I keep coming back to the asymmetry in what this costs each of them. For Porsche, reducing volume while protecting margin is a refined version of what they've always done well. The risk is manageable — they're not abandoning a customer base so much as filtering it. For Jaguar, the "niche part of a niche part" bet is more existential. If the niche doesn't respond, there's no volume floor to fall back on. You don't get to be small and invisible. You just get to be small.
But here's what both moves share: they're a quiet admission that the old contract between automakers and the buying public — we'll make more of it, you'll keep buying it — has started to fray. The brands that flourished by selling to everyone are now looking at that everyone and wondering if it's still worth the cost of the relationship.

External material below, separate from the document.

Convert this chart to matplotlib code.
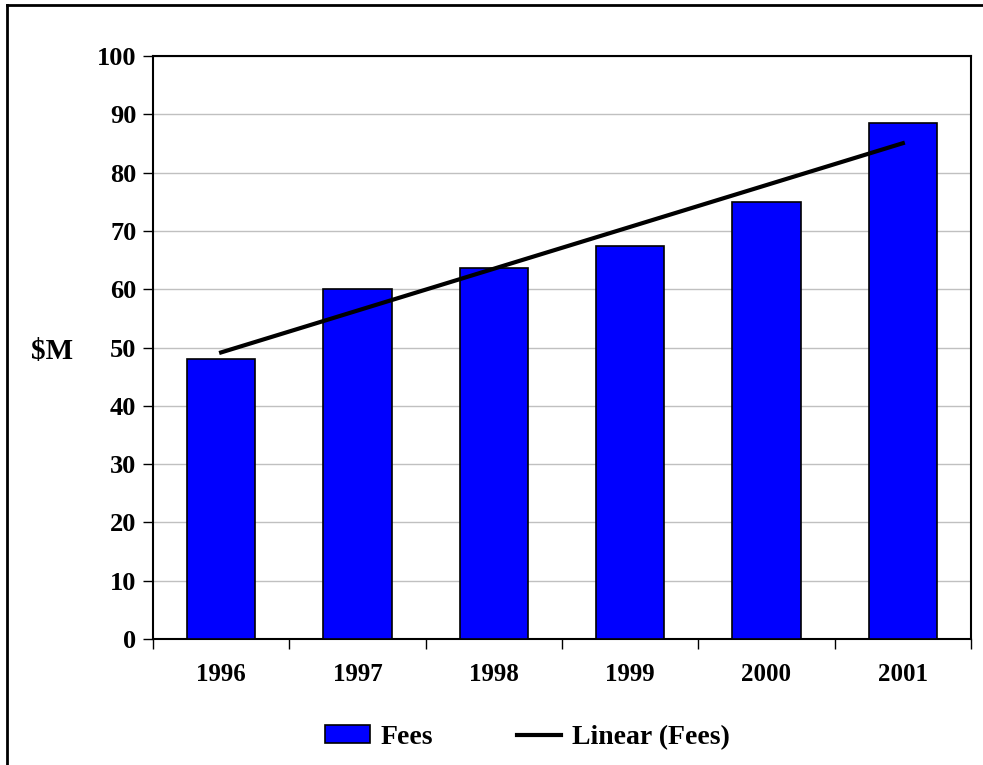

What the Industry Doesn't Want to Hear
The retreat from scale, if it spreads, is not a story about two brands getting clever. It's a story about what happens when the middle of the market stops being profitable enough to justify the exposure. Dealership networks, supply chain commitments, warranty infrastructure, parts availability — all of that is built on assumptions of volume. When the brands at the higher end start pulling back, the pressure doesn't disappear. It redistributes.
And then there's the question that neither press release quite answers: who fills the space they're leaving? If Porsche makes fewer cars and Jaguar becomes a rarefied thing, the customers who were almost in that market don't evaporate. They go somewhere. Maybe they go to brands that have decided the volume game is still worth playing. Maybe they go to brands we haven't fully accounted for yet.
Or maybe they just stop. Stop reaching. Stop upgrading. Decide that the brands they admired have quietly closed the door behind them and aren't looking back.
That's the part worth sitting with — not whether Porsche's margins improve, not whether Jaguar's reinvention lands. The part worth sitting with is what it means when the aspirational ceiling of an industry starts deliberately raising itself out of reach, and whether the people left on the outside eventually stop looking up.